:: Aim ::
Using the material below, print a verbatim copy of every line from the one containing "Clone this chart in matplotlib." through the one containing "return 1 - py / H", inclusive, and omit the pictures.

:: Information provided ::
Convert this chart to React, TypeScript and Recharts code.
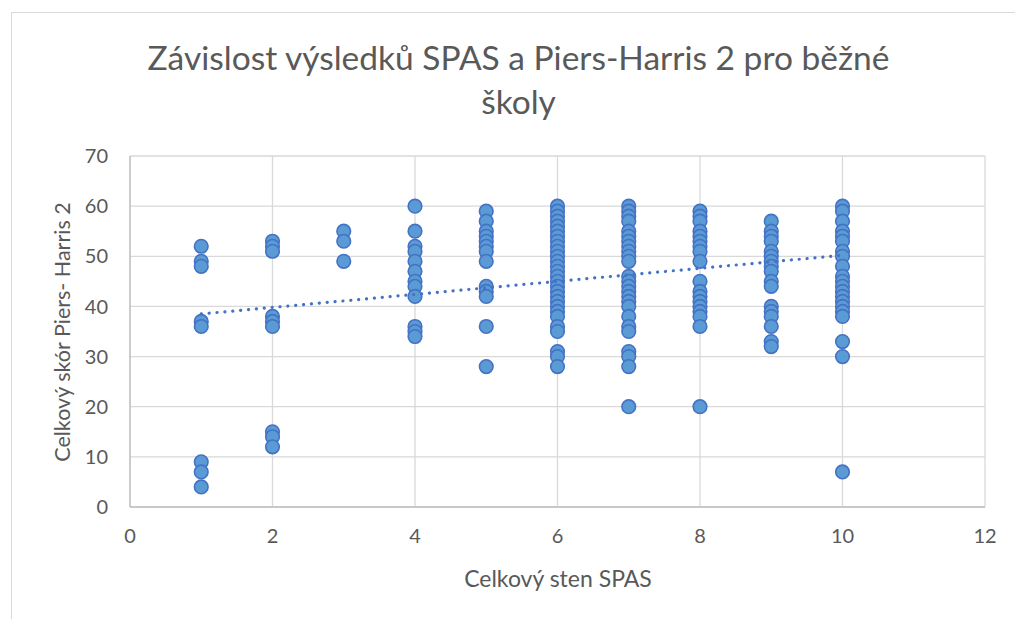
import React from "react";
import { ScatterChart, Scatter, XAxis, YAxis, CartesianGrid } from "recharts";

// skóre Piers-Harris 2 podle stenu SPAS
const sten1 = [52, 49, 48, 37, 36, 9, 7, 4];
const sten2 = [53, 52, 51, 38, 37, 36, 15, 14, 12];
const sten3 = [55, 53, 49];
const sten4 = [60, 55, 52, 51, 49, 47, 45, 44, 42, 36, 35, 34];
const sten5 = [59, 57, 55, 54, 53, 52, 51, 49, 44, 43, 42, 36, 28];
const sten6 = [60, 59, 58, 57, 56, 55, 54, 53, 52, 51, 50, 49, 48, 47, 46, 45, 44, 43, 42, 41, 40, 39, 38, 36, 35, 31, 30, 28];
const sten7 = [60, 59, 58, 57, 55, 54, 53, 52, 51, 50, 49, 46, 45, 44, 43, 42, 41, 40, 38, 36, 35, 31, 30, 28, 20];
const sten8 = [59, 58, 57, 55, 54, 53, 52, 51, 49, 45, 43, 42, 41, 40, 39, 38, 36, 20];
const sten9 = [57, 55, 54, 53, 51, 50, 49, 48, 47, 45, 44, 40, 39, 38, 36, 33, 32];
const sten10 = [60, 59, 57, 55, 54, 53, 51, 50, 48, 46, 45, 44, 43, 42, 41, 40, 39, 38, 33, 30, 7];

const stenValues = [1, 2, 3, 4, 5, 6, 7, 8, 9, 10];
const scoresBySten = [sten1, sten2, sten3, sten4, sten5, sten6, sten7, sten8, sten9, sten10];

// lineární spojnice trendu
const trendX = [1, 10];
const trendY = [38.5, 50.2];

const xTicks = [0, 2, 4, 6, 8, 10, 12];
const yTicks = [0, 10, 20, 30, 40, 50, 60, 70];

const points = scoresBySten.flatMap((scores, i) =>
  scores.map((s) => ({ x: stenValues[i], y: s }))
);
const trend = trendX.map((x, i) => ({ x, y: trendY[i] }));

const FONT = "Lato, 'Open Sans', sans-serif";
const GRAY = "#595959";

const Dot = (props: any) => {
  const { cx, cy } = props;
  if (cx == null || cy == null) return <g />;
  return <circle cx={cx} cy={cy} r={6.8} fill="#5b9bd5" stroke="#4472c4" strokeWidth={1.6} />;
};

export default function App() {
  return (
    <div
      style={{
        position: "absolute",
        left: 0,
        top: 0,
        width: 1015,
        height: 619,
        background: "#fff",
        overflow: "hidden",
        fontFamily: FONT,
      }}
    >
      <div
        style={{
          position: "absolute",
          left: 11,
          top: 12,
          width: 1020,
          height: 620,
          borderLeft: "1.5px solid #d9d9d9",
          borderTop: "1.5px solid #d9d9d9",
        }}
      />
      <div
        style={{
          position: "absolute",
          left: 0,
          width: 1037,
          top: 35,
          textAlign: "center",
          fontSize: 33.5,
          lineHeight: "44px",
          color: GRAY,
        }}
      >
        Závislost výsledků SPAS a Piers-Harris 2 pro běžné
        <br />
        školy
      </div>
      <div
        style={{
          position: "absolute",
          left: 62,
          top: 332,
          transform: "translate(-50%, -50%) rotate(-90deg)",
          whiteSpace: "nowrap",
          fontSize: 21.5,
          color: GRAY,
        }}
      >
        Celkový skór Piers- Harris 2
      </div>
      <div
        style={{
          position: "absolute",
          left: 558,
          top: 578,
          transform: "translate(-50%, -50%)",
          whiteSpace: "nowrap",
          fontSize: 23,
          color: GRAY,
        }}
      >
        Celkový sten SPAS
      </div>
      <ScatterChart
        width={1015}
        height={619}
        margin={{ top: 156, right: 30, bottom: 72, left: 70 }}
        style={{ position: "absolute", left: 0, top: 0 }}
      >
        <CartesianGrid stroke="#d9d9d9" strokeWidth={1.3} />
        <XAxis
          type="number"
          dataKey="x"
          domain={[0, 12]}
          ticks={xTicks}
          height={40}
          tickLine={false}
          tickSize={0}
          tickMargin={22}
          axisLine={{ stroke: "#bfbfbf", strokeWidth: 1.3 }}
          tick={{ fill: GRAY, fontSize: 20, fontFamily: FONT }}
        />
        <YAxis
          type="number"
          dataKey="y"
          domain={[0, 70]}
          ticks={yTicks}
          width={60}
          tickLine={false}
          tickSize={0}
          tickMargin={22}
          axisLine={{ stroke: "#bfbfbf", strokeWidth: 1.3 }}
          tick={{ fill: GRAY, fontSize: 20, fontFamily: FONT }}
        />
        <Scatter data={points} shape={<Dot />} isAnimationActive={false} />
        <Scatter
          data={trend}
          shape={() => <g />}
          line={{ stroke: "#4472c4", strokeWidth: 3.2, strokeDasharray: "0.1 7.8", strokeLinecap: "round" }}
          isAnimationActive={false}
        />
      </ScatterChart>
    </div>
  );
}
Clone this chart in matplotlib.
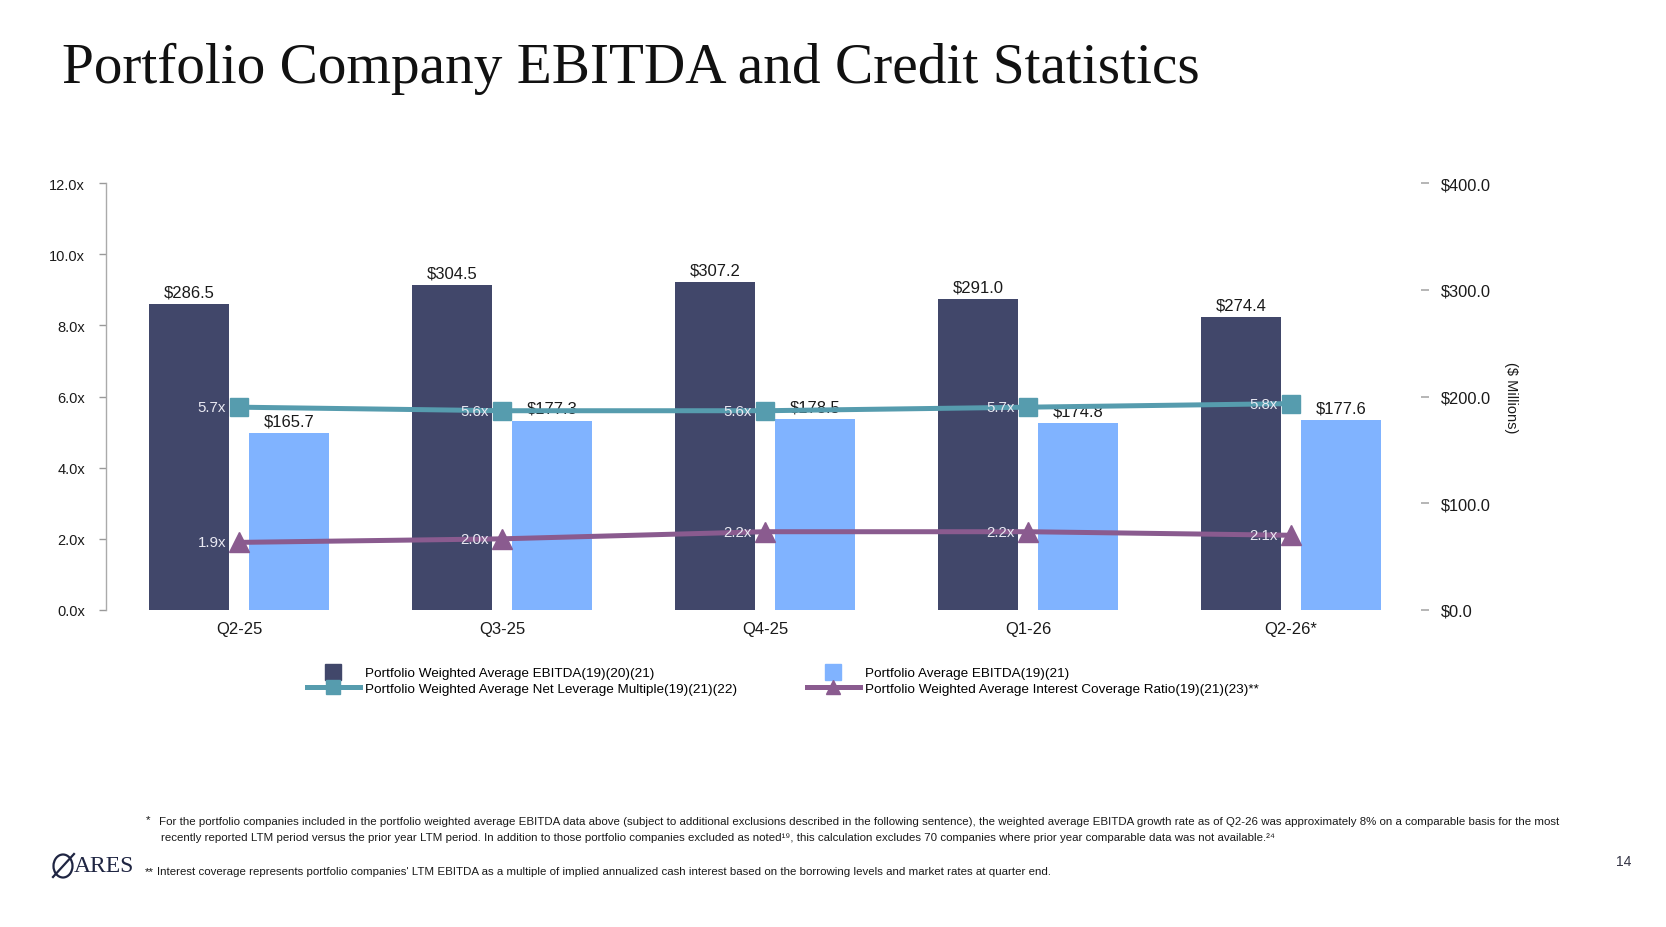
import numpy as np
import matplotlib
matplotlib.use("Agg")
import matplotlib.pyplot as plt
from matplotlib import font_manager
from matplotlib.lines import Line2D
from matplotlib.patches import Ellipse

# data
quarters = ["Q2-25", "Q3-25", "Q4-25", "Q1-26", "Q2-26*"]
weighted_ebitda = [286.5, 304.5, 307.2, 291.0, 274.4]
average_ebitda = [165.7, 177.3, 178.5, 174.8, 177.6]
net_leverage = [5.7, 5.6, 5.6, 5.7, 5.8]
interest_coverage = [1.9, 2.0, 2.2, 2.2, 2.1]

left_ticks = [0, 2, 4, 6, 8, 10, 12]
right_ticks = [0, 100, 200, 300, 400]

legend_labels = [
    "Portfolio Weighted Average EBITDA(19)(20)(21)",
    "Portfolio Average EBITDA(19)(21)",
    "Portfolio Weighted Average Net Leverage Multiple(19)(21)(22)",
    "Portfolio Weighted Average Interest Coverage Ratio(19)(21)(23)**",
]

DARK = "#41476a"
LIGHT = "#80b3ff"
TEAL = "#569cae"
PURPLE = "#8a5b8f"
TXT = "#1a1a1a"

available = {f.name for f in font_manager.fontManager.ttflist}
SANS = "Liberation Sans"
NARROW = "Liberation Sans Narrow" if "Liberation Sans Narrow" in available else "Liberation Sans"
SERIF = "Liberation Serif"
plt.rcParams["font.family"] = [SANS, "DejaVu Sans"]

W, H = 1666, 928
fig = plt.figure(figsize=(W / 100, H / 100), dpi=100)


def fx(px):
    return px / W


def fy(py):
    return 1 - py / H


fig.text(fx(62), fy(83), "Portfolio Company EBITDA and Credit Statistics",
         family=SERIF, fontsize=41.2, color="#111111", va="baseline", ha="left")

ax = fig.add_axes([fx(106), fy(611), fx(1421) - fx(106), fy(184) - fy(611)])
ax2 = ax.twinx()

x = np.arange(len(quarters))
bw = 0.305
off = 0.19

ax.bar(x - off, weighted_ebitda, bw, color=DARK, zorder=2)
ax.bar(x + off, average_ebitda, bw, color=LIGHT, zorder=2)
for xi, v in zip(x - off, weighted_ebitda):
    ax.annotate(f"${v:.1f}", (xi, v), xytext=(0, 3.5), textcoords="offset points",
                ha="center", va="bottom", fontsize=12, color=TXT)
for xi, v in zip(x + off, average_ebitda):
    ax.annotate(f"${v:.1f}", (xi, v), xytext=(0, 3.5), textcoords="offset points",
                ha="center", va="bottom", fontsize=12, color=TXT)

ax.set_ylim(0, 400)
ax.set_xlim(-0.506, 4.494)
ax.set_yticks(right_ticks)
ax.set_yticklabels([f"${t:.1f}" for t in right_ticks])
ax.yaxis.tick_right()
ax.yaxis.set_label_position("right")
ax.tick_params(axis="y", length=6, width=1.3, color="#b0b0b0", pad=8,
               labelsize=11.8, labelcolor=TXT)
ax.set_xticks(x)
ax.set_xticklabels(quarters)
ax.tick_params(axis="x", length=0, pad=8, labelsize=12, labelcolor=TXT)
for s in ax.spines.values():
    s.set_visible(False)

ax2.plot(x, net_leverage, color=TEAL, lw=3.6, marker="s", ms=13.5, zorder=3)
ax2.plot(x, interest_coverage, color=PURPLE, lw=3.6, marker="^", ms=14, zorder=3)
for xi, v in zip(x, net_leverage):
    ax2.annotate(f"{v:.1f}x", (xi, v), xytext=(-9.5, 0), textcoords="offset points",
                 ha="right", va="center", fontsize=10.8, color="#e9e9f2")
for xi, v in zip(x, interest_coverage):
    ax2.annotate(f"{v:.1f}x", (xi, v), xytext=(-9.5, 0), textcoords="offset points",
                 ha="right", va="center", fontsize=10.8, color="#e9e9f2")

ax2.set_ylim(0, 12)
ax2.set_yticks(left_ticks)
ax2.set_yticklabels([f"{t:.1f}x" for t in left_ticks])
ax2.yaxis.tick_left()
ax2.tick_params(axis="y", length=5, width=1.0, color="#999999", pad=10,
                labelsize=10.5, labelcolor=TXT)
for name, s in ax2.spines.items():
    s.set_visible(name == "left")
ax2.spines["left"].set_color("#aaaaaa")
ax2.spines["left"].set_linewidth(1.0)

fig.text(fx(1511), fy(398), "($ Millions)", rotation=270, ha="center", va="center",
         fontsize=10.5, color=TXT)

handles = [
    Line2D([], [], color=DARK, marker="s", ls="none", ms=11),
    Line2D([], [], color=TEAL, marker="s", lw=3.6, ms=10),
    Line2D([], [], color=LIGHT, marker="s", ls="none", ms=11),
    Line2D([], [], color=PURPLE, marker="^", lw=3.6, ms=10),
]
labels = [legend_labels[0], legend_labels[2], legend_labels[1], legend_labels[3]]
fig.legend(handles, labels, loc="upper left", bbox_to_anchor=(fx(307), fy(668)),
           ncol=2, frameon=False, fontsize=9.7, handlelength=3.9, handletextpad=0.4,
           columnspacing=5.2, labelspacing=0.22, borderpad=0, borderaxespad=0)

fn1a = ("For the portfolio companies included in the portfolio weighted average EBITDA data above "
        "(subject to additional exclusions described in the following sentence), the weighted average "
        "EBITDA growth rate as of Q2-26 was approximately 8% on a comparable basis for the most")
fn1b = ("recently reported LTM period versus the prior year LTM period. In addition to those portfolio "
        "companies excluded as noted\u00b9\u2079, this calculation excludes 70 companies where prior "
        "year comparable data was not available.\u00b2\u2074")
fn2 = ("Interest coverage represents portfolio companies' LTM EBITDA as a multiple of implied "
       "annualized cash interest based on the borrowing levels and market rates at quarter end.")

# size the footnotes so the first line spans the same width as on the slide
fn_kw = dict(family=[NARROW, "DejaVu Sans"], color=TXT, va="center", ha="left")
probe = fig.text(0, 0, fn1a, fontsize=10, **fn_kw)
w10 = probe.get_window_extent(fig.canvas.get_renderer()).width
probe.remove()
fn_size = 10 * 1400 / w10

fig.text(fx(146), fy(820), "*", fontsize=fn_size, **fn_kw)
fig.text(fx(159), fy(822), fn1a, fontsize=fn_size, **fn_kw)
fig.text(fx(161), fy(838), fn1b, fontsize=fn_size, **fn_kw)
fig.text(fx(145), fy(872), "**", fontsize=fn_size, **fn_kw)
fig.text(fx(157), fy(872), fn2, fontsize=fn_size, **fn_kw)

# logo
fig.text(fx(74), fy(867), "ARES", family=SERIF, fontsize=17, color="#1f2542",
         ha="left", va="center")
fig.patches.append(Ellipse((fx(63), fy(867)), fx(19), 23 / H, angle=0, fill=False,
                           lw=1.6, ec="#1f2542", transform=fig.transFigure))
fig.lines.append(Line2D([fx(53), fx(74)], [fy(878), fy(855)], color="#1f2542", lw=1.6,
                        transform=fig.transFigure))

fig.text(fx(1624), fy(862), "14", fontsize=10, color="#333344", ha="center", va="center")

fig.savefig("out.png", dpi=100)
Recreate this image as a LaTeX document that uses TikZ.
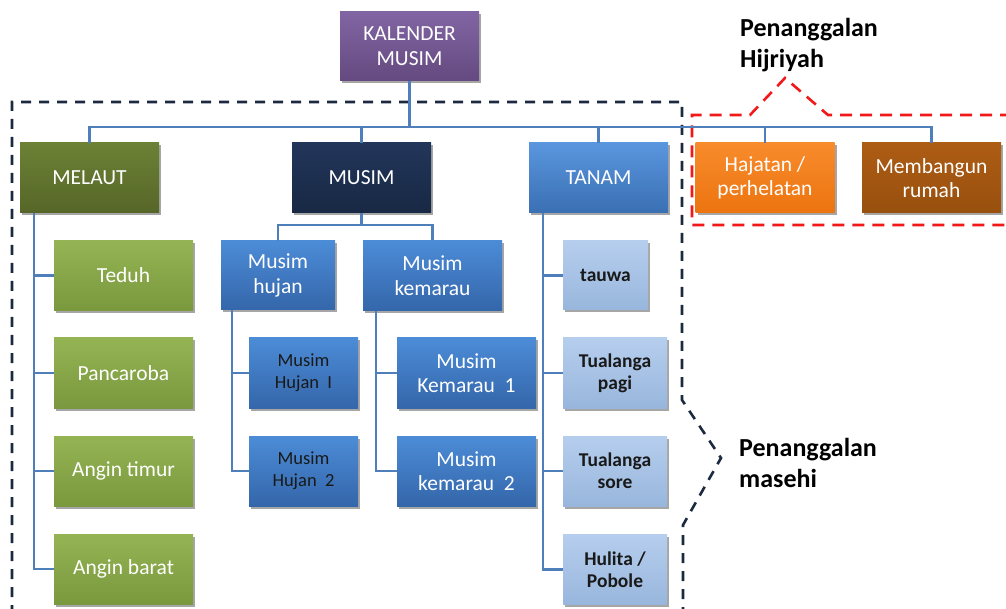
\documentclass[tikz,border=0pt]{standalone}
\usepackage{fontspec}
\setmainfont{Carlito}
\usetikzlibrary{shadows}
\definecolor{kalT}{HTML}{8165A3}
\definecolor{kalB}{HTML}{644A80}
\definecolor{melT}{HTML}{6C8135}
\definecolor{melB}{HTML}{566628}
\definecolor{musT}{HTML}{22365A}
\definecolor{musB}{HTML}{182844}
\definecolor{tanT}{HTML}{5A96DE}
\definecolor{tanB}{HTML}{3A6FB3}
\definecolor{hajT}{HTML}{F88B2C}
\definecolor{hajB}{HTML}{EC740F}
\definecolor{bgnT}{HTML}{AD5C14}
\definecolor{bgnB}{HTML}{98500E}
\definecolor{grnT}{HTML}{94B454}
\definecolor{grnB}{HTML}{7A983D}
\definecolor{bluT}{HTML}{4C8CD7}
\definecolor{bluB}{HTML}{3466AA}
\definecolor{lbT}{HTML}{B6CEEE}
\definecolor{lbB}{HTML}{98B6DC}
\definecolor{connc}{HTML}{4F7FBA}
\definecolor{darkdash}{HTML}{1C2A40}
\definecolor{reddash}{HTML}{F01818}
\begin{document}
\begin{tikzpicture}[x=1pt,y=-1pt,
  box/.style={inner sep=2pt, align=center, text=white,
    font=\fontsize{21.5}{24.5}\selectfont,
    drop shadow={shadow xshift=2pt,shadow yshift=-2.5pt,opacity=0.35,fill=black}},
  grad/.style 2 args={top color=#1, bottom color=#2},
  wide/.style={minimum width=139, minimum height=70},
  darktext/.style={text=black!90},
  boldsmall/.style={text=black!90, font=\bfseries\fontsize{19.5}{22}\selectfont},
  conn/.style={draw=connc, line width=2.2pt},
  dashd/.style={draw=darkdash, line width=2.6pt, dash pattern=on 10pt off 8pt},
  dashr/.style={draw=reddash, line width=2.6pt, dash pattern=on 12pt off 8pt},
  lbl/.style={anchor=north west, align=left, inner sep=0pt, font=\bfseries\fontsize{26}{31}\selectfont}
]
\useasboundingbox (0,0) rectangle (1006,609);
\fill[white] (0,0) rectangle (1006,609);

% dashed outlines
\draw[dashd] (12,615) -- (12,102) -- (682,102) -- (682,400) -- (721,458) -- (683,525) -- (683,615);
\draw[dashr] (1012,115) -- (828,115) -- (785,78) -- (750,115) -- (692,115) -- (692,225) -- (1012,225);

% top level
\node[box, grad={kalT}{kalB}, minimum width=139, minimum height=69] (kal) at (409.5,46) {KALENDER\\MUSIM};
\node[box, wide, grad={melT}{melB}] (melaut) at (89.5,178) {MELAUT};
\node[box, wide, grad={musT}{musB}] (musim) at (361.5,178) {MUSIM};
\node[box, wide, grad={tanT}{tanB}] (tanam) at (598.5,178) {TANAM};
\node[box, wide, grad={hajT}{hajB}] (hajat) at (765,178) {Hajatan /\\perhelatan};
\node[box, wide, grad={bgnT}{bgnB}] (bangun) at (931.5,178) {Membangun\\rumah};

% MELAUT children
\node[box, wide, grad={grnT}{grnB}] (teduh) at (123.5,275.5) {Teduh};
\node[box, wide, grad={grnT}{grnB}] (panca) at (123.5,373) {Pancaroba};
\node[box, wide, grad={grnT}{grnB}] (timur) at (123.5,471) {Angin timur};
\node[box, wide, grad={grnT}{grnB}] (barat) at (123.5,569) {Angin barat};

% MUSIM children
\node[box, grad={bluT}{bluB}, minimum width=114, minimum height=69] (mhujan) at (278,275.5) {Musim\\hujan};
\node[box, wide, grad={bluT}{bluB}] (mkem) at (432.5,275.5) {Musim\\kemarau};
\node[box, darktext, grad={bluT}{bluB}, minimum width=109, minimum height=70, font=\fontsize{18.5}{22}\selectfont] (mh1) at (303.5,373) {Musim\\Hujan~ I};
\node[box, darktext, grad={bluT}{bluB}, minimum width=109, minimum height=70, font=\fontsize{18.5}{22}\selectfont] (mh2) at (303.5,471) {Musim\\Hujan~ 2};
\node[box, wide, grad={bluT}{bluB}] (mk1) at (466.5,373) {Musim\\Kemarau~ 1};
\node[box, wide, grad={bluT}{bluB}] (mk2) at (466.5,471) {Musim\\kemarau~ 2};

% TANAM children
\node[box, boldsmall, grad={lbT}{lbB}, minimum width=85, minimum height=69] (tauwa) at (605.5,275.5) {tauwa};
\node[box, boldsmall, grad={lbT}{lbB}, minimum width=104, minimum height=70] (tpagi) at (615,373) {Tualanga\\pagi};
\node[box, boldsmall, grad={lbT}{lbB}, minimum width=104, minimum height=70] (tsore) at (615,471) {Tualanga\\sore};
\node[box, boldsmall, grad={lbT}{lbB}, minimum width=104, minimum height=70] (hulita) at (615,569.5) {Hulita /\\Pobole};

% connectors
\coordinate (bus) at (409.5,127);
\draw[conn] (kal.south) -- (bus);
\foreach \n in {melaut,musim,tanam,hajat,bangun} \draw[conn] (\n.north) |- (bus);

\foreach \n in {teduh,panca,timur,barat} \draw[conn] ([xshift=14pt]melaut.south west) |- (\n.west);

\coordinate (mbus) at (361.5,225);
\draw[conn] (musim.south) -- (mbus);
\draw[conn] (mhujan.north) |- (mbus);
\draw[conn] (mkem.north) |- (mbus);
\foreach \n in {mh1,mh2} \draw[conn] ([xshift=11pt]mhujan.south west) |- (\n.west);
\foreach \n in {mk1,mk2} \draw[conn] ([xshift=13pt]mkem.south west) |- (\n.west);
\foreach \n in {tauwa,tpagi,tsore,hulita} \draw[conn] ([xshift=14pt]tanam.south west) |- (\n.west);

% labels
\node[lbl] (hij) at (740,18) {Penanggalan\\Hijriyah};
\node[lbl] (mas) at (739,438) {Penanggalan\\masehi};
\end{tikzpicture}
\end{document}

:: Full solution ::
Clone this chart in matplotlib.
import numpy as np
import matplotlib
matplotlib.use("Agg")
import matplotlib.pyplot as plt
from matplotlib import font_manager
from matplotlib.lines import Line2D
from matplotlib.patches import Ellipse

# data
quarters = ["Q2-25", "Q3-25", "Q4-25", "Q1-26", "Q2-26*"]
weighted_ebitda = [286.5, 304.5, 307.2, 291.0, 274.4]
average_ebitda = [165.7, 177.3, 178.5, 174.8, 177.6]
net_leverage = [5.7, 5.6, 5.6, 5.7, 5.8]
interest_coverage = [1.9, 2.0, 2.2, 2.2, 2.1]

left_ticks = [0, 2, 4, 6, 8, 10, 12]
right_ticks = [0, 100, 200, 300, 400]

legend_labels = [
    "Portfolio Weighted Average EBITDA(19)(20)(21)",
    "Portfolio Average EBITDA(19)(21)",
    "Portfolio Weighted Average Net Leverage Multiple(19)(21)(22)",
    "Portfolio Weighted Average Interest Coverage Ratio(19)(21)(23)**",
]

DARK = "#41476a"
LIGHT = "#80b3ff"
TEAL = "#569cae"
PURPLE = "#8a5b8f"
TXT = "#1a1a1a"

available = {f.name for f in font_manager.fontManager.ttflist}
SANS = "Liberation Sans"
NARROW = "Liberation Sans Narrow" if "Liberation Sans Narrow" in available else "Liberation Sans"
SERIF = "Liberation Serif"
plt.rcParams["font.family"] = [SANS, "DejaVu Sans"]

W, H = 1666, 928
fig = plt.figure(figsize=(W / 100, H / 100), dpi=100)


def fx(px):
    return px / W


def fy(py):
    return 1 - py / H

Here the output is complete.